Minnie Vautrin is celebrated as an American missionary who saved thousands of Chinese women during the Nanjing Massacre. This wasn't just my first time hearing about Minnie Vautrin, who's lauded as a "real-life Goddess of Mercy", but also of hearing about the Nanjing Massacre. In fact, it was my first time hearing about Nanjing, the city, at all.
My experiences growing up in the United States demonstrate how much more needs to be done in conveying this history in North America and much of the rest of the West.
I progressed from kindergarten through university — where I focused on international affairs — learning nothing about the Japanese invasion of China, except that it happened.
Like most of my peers, I could sum up the totality of my knowledge in three words: "Japan invaded China". That's all.
Most of my classmates didn't even know that. Many still don't. And neither do their kids.
Even though my grandfathers fought against Japan — my maternal grandpa lied about his age to join the US military and fought in the Philippines; the other was sent to the European theater — I knew almost nothing about their experiences.
When I was a boy, Grandpa gave me a pipe carved by a freed prisoner of war, a knife fashioned from a downed plane and a Japanese sword. But all he ever told me about his time in Asia was that he couldn't eat rice after the war because it reminded him of the atrocities he had witnessed.
Most Americans' knowledge of Japan's role in what we call World War II begins and ends with Pearl Harbor and the atomic bombs, with virtually nothing in between. Meanwhile, the fight against the Nazis is taught in exhaustive detail.

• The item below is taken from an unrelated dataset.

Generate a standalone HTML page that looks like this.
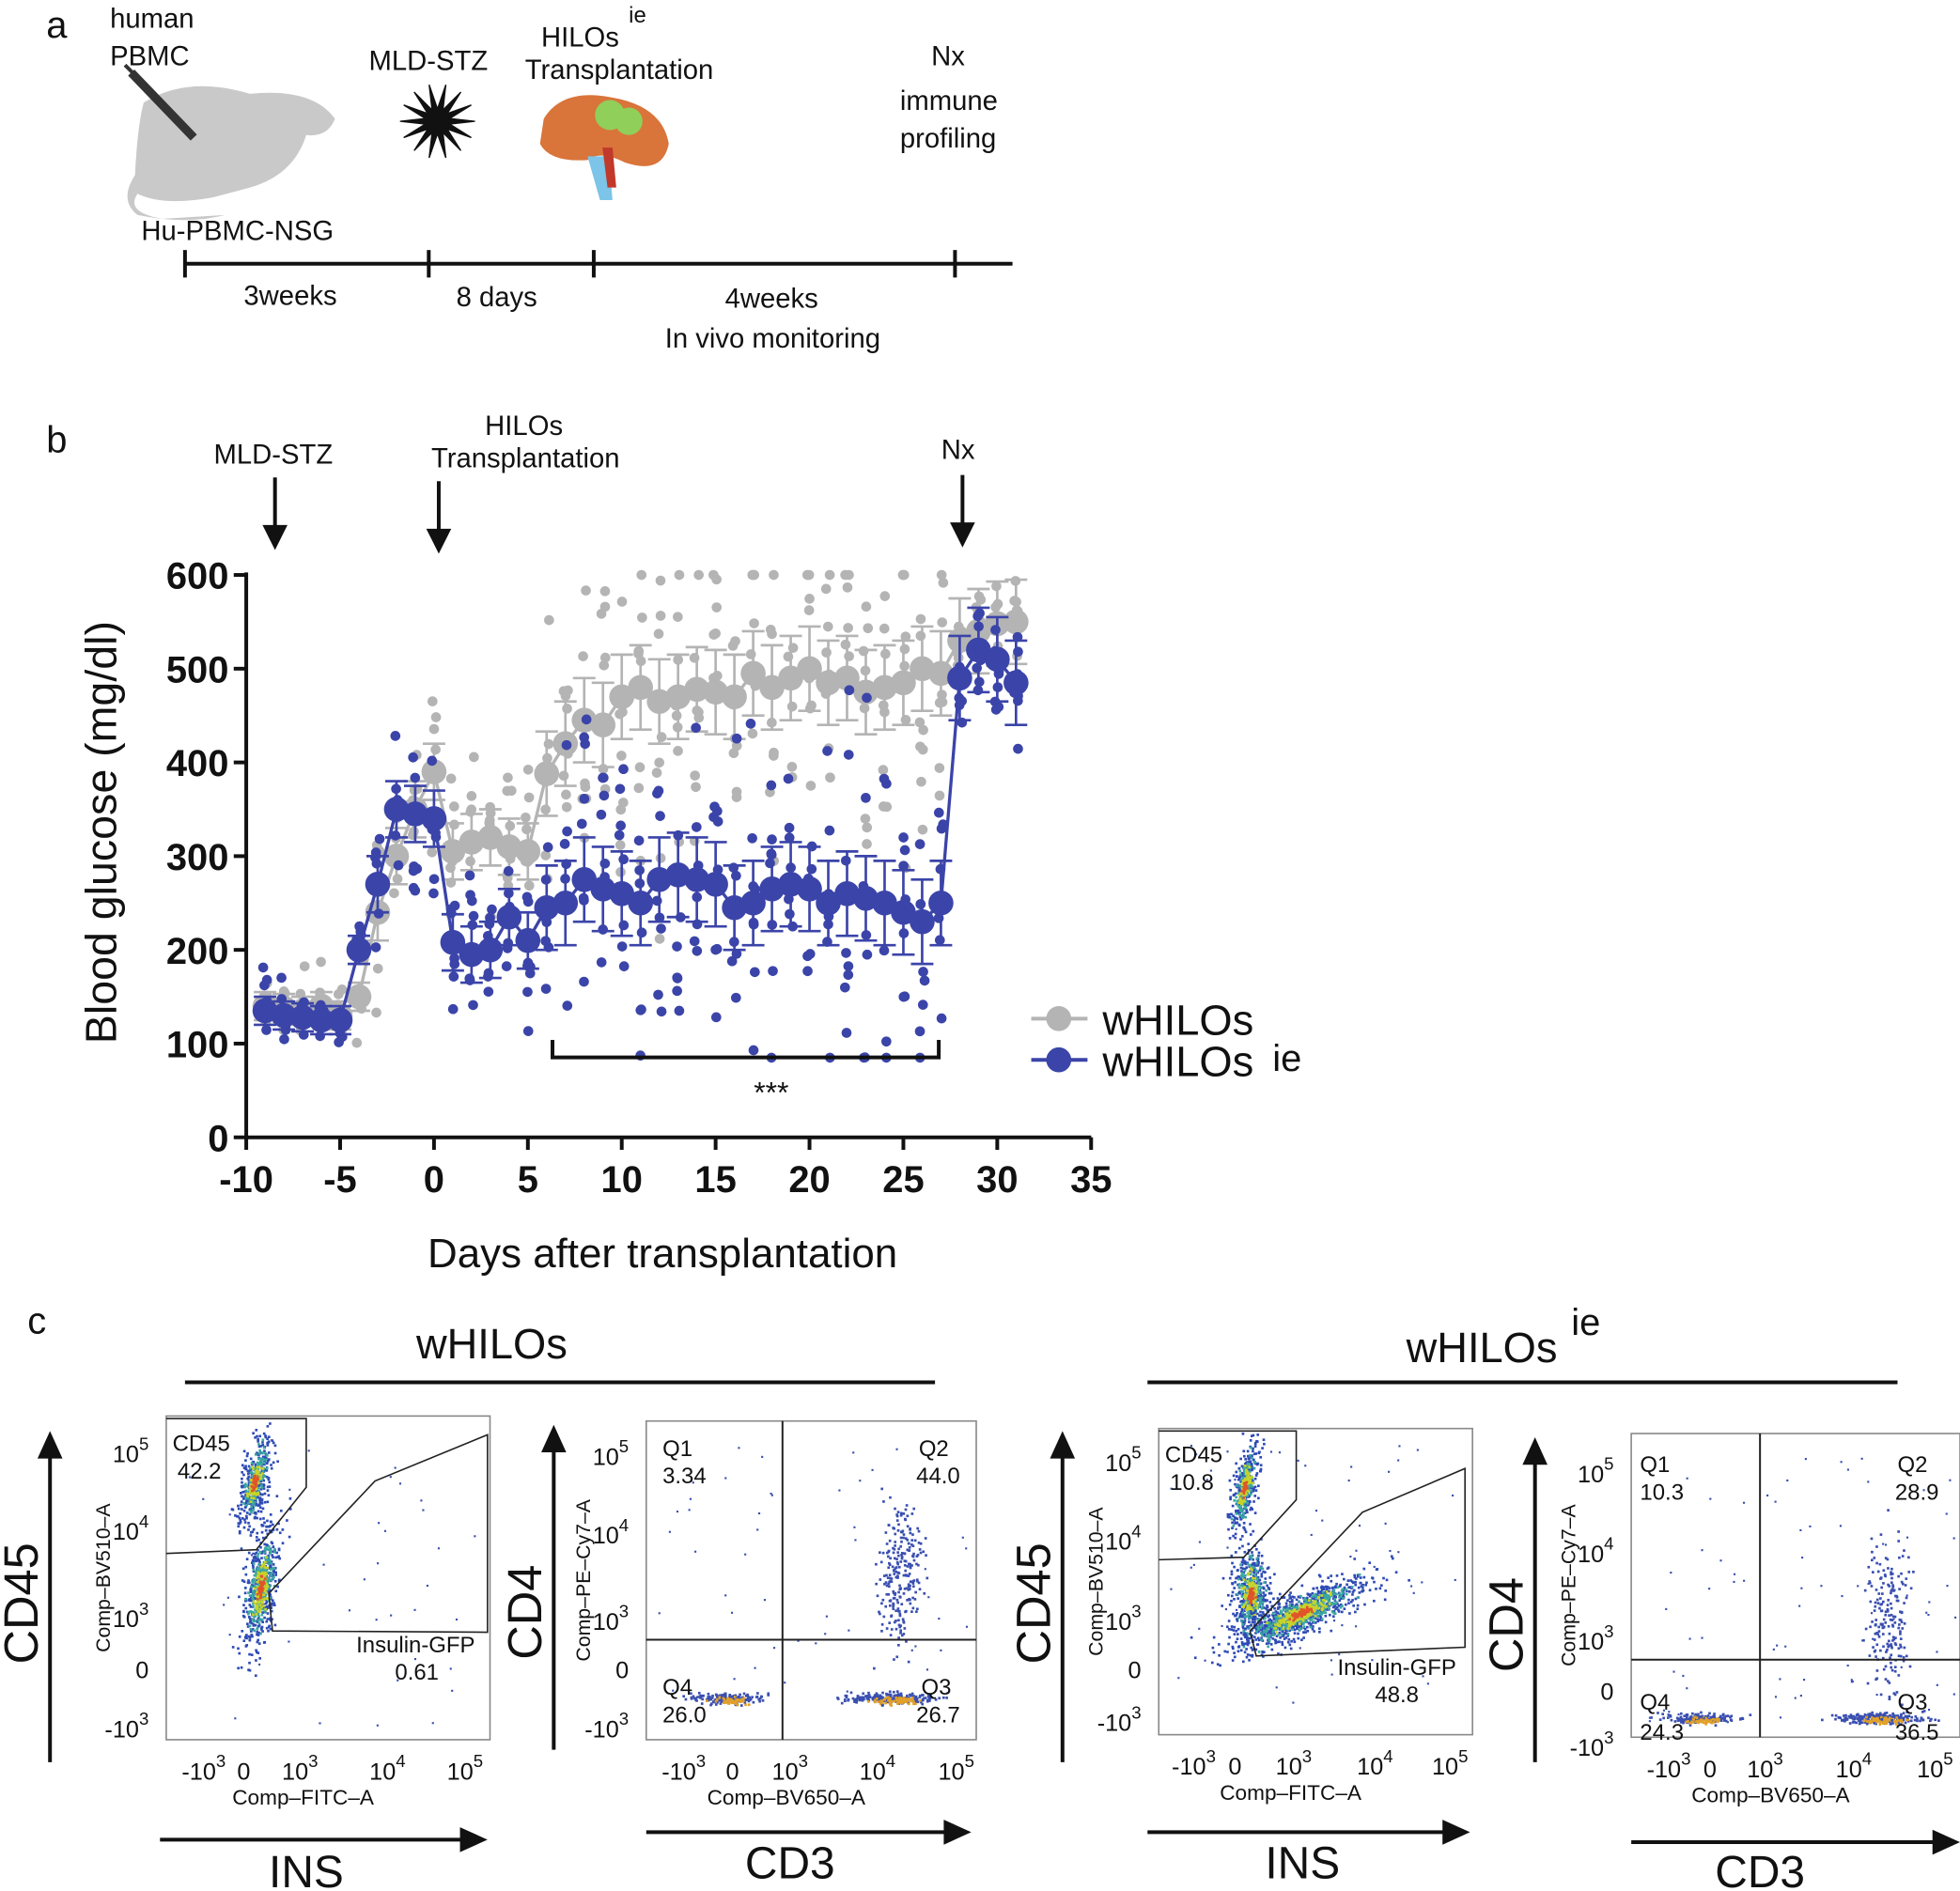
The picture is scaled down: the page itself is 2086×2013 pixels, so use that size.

So, I'd never heard of the Nanjing Massacre until 20 years ago, when as a China Daily intern, I covered a dance drama in Beijing about author Iris Chang, who wrote The Rape of Nanking, and Minnie Vautrin, a household name in China basically unknown in her homeland, which is also mine. Turns out, Minnie Vautrin was buried in the nearby village of Shepherd, Michigan, and I drove past her grave on my daily commute.
Her great-niece, Cindy, and another relative both lived in my neighborhood and worked at Central Michigan University, where I studied.
A couple of years later, I interviewed Iris Chang's parents while covering a docudrama about her life.
They'd narrowly escaped the massacre, which ended up claiming their daughter when she, like Vautrin, took her own life, after gazing too long and too deep into the darkness.
This is a darkness that needs to be brought to light, especially in the corners of the world where it lingers in the shadows of ignorance.
I wrote then, in 2007, "Today, the world remembers Iris Chang as a champion for justice, because Iris Chang refused to let the world forget injustice."
As the film's director told me, "People in North America never learn about this history."
It's perhaps ironic that I first learned about it in Beijing through the legacies of two American women.
While little has changed in terms of awareness in the West, the internet and social media have transformed our capacity for telling these stories globally.
The docudrama opens with footage of Chang saying: "The Rape of Nanking was something that always could happen. And it did happen. And we have to learn from history if we want to make sure it doesn't happen again."
As such, telling this story better is not only a mission but a duty — one we owe not only to the Chinese victims and victory of eight decades ago but also to all the world for all the decades yet to come.
The author is a writer with China Daily.